隊長將汪純懿叫到面前訓話。姑姑表示:“我讓1000不要大聲講話,妨礙別人,影響自己。對瞿隊長因為她的寫字掉了,我幫她穿上,僅此而已。”

第128頁
在公審大會後,必有監獄長訓話。他談到這些犯人之所以槍斃,是不好好改造世界觀,不認罪服法,堅持反動立場,與人民為敵到底,在監獄繼續犯罪。你們中間到現在為之,還有這類人。我提醒你們,要以他們為警示,夾緊尾巴做人,不然他們的今天就是你們的明天。今天我要報一批反改造尖子的名單,男監有xx xx xx女監有1000、427、339……
聽到汪純懿也列上名單,心中一陣收緊。這天她作為反改造也被叫到大禮堂現場去接受教育。在散會回來後,我看到427(一個少教所16歲的單親孩子,說她寫反動標語被判5年)又哭、又不用水、又不吃晚飯,又被叫到辦公室去談話。但汪純懿像什麼也沒發生過一樣,照樣排隊領水、洗盥、倒污水、搓毛巾、謝飯。
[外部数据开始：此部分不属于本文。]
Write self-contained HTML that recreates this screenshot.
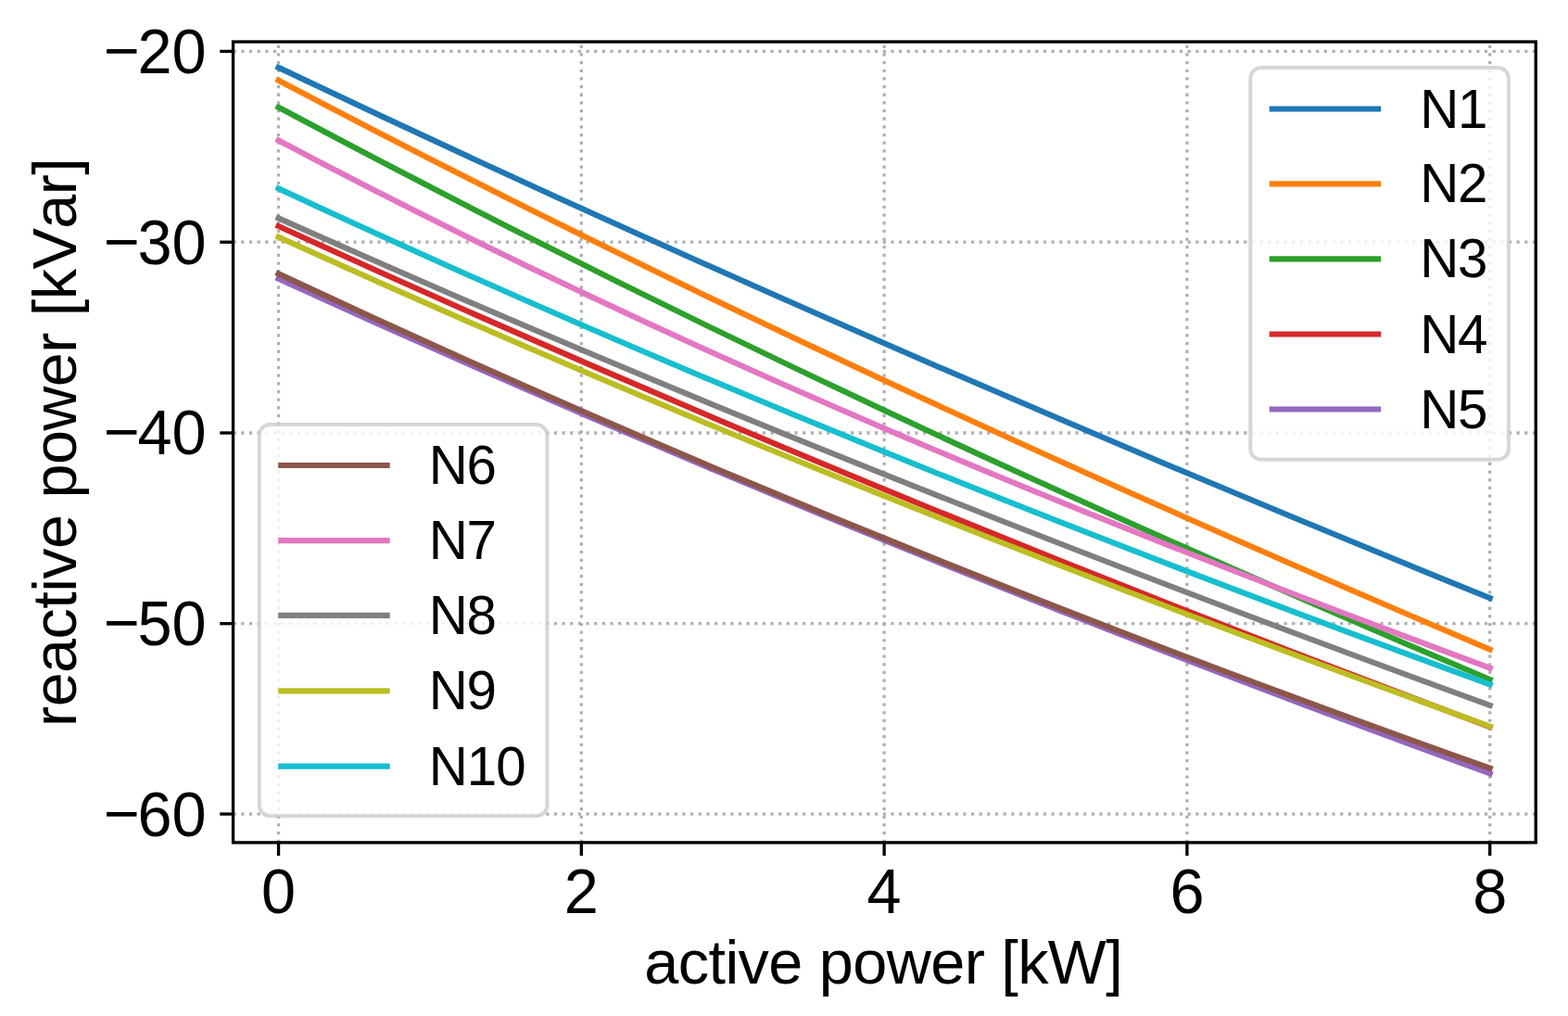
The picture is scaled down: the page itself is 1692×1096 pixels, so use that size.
<!DOCTYPE html><html><head><meta charset="utf-8"><title>reactive vs active power</title>
<style>html,body{margin:0;padding:0;background:#fff;}svg{display:block;}text{font-family:"Liberation Sans", Arial, Helvetica, sans-serif;fill:#000;font-kerning:none;}</style></head><body>
<svg width="1692" height="1096" viewBox="0 0 1692 1096">
<rect x="0" y="0" width="1692" height="1096" fill="#ffffff"/>
<defs><clipPath id="ax"><rect x="251.55" y="45.05" width="1405.70" height="863.85"/></clipPath></defs>
<g clip-path="url(#ax)" stroke="#b0b0b0" stroke-width="3.33" stroke-dasharray="3.27 5.386" fill="none">
<line x1="300.55" y1="908.90" x2="300.55" y2="45.05"/>
<line x1="627.34" y1="908.90" x2="627.34" y2="45.05"/>
<line x1="954.13" y1="908.90" x2="954.13" y2="45.05"/>
<line x1="1280.92" y1="908.90" x2="1280.92" y2="45.05"/>
<line x1="1607.71" y1="908.90" x2="1607.71" y2="45.05"/>
<line x1="251.55" y1="55.40" x2="1657.25" y2="55.40"/>
<line x1="251.55" y1="261.20" x2="1657.25" y2="261.20"/>
<line x1="251.55" y1="467.00" x2="1657.25" y2="467.00"/>
<line x1="251.55" y1="672.70" x2="1657.25" y2="672.70"/>
<line x1="251.55" y1="878.10" x2="1657.25" y2="878.10"/>
</g>
<g clip-path="url(#ax)" fill="none" stroke-width="6.2" stroke-linecap="square" stroke-linejoin="round">
<path d="M300.55,72.83 C736.27,279.96 1171.99,468.46 1607.71,645.17" stroke="#1f77b4"/>
<path d="M300.55,86.66 C736.27,316.35 1171.99,515.61 1607.71,700.62" stroke="#ff7f0e"/>
<path d="M300.55,115.84 C736.27,348.54 1171.99,548.83 1607.71,733.00" stroke="#2ca02c"/>
<path d="M300.55,244.02 C736.27,443.01 1171.99,621.75 1607.71,784.07" stroke="#d62728"/>
<path d="M300.55,300.61 C736.27,500.02 1171.99,676.15 1607.71,834.32" stroke="#9467bd"/>
<path d="M300.55,295.38 C736.27,499.90 1171.99,674.12 1607.71,828.70" stroke="#8c564b"/>
<path d="M300.55,151.58 C736.27,382.16 1171.99,559.52 1607.71,720.57" stroke="#e377c2"/>
<path d="M300.55,235.32 C736.27,430.39 1171.99,602.27 1607.71,760.87" stroke="#7f7f7f"/>
<path d="M300.55,255.66 C736.27,454.28 1171.99,626.46 1607.71,783.55" stroke="#bcbd22"/>
<path d="M300.55,203.32 C736.27,406.71 1171.99,579.32 1607.71,738.38" stroke="#17becf"/>
</g>
<rect x="251.55" y="45.05" width="1405.70" height="863.85" fill="none" stroke="#000" stroke-width="3.33" stroke-linejoin="miter"/>
<g stroke="#000" stroke-width="3.33">
<line x1="300.55" y1="908.90" x2="300.55" y2="923.20"/>
<line x1="627.34" y1="908.90" x2="627.34" y2="923.20"/>
<line x1="954.13" y1="908.90" x2="954.13" y2="923.20"/>
<line x1="1280.92" y1="908.90" x2="1280.92" y2="923.20"/>
<line x1="1607.71" y1="908.90" x2="1607.71" y2="923.20"/>
<line x1="251.55" y1="55.40" x2="237.25" y2="55.40"/>
<line x1="251.55" y1="261.20" x2="237.25" y2="261.20"/>
<line x1="251.55" y1="467.00" x2="237.25" y2="467.00"/>
<line x1="251.55" y1="672.70" x2="237.25" y2="672.70"/>
<line x1="251.55" y1="878.10" x2="237.25" y2="878.10"/>
</g>
<g font-size="66.67">
<text transform="translate(300.55,984.8) scale(1,1.02)" x="0" y="0" text-anchor="middle">0</text>
<text transform="translate(627.34,984.8) scale(1,1.02)" x="0" y="0" text-anchor="middle">2</text>
<text transform="translate(954.13,984.8) scale(1,1.02)" x="0" y="0" text-anchor="middle">4</text>
<text transform="translate(1280.92,984.8) scale(1,1.02)" x="0" y="0" text-anchor="middle">6</text>
<text transform="translate(1607.71,984.8) scale(1,1.02)" x="0" y="0" text-anchor="middle">8</text>
<text transform="translate(222.6,79.00) scale(1,1.02)" x="0" y="0" text-anchor="end"><tspan dy="-1.0">−</tspan><tspan dx="-2.5" dy="1.0">20</tspan></text>
<text transform="translate(222.6,284.60) scale(1,1.02)" x="0" y="0" text-anchor="end"><tspan dy="-1.0">−</tspan><tspan dx="-2.5" dy="1.0">30</tspan></text>
<text transform="translate(222.6,490.20) scale(1,1.02)" x="0" y="0" text-anchor="end"><tspan dy="-1.0">−</tspan><tspan dx="-2.5" dy="1.0">40</tspan></text>
<text transform="translate(222.6,696.30) scale(1,1.02)" x="0" y="0" text-anchor="end"><tspan dy="-1.0">−</tspan><tspan dx="-2.5" dy="1.0">50</tspan></text>
<text transform="translate(222.6,902.10) scale(1,1.02)" x="0" y="0" text-anchor="end"><tspan dy="-1.0">−</tspan><tspan dx="-2.5" dy="1.0">60</tspan></text>
</g>
<text x="953.5" y="1060.8" font-size="66.67" text-anchor="middle" textLength="516.4" lengthAdjust="spacing">active power [kW]</text>
<text transform="translate(82.3,477.05) rotate(-90)" x="0" y="0" font-size="66.67" text-anchor="middle" textLength="613.8" lengthAdjust="spacing">reactive power [kVar]</text>
<rect x="1349.30" y="72.90" width="278.60" height="422.90" rx="11.67" ry="11.67" fill="#ffffff" fill-opacity="0.8" stroke="#cccccc" stroke-opacity="0.8" stroke-width="4.0"/>
<line x1="1369.70" y1="117.50" x2="1490.20" y2="117.50" stroke="#1f77b4" stroke-width="6.2"/>
<text x="1532.30" y="137.50" font-size="58.33" textLength="73.1" lengthAdjust="spacing">N1</text>
<line x1="1369.70" y1="198.30" x2="1490.20" y2="198.30" stroke="#ff7f0e" stroke-width="6.2"/>
<text x="1532.30" y="218.30" font-size="58.33" textLength="73.1" lengthAdjust="spacing">N2</text>
<line x1="1369.70" y1="279.40" x2="1490.20" y2="279.40" stroke="#2ca02c" stroke-width="6.2"/>
<text x="1532.30" y="299.40" font-size="58.33" textLength="73.1" lengthAdjust="spacing">N3</text>
<line x1="1369.70" y1="360.50" x2="1490.20" y2="360.50" stroke="#d62728" stroke-width="6.2"/>
<text x="1532.30" y="380.50" font-size="58.33" textLength="73.1" lengthAdjust="spacing">N4</text>
<line x1="1369.70" y1="441.50" x2="1490.20" y2="441.50" stroke="#9467bd" stroke-width="6.2"/>
<text x="1532.30" y="461.50" font-size="58.33" textLength="73.1" lengthAdjust="spacing">N5</text>
<rect x="279.80" y="458.00" width="310.60" height="422.30" rx="11.67" ry="11.67" fill="#ffffff" fill-opacity="0.8" stroke="#cccccc" stroke-opacity="0.8" stroke-width="4.0"/>
<line x1="300.20" y1="502.00" x2="420.70" y2="502.00" stroke="#8c564b" stroke-width="6.2"/>
<text x="462.80" y="522.00" font-size="58.33" textLength="73.1" lengthAdjust="spacing">N6</text>
<line x1="300.20" y1="583.20" x2="420.70" y2="583.20" stroke="#e377c2" stroke-width="6.2"/>
<text x="462.80" y="603.20" font-size="58.33" textLength="73.1" lengthAdjust="spacing">N7</text>
<line x1="300.20" y1="663.90" x2="420.70" y2="663.90" stroke="#7f7f7f" stroke-width="6.2"/>
<text x="462.80" y="683.90" font-size="58.33" textLength="73.1" lengthAdjust="spacing">N8</text>
<line x1="300.20" y1="745.30" x2="420.70" y2="745.30" stroke="#bcbd22" stroke-width="6.2"/>
<text x="462.80" y="765.30" font-size="58.33" textLength="73.1" lengthAdjust="spacing">N9</text>
<line x1="300.20" y1="826.60" x2="420.70" y2="826.60" stroke="#17becf" stroke-width="6.2"/>
<text x="462.80" y="846.60" font-size="58.33" textLength="104.9" lengthAdjust="spacing">N10</text>
</svg></body></html>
這就是天父給她內心的平安寫在臉上,好像斷過奶的孩子在她母親懷中。次日下午小組討論時,小組長叫她談認識。關於昨天槍斃人和指名,姑姑表示“沒有認識,我和他們不一樣。”短短一句話結束自己的發言。
隊長也站在小組會上說:“339,你皮厚,要子彈才能打穿你,不見棺材不落淚的貨色,是茅房裡的石頭又臭又硬。”汪純懿對看守的辱罵像微波不興的湖水,十分平靜。因為主曾對我們說:“不要……。心懷不平”(詩篇三十九篇一節)“申冤在我”(羅馬書十二章十九節)
1000在1975年6月的一個下午被槍斃了。這天女監全體犯人出席大禮堂會唱(沒有一個男犯人)。照例,前面一長排條形桌上鋪著白檯布,一溜坐著約10個男警官,各個面部嚴肅,這種氣勢就是要殺人的前兆。果然不一忽兒宣布鎮壓大會開始。1000被推上桌前。我在第二排,是這麼近距離的看到1000,一根麻繩將她從頭頸紥到前胸繞過後背的雙手延長至雙腳,褲腿另外紥著。我的心憂痛,宣讀她的罪性我真的一句也沒聽到。當宣判死刑,立即執行時,我看見1000雙腳打彎,嘴在微動,但她已被綁緊的喉嚨講不出一句話來。三個男法警架著祂拉出去了,一條鮮活的生命。聽犯人說她也信耶穌的,雖然她不想姑姑那樣在人面前剛強站立,為義受逼迫,但只要信,神必拯救,願1000在天國安息。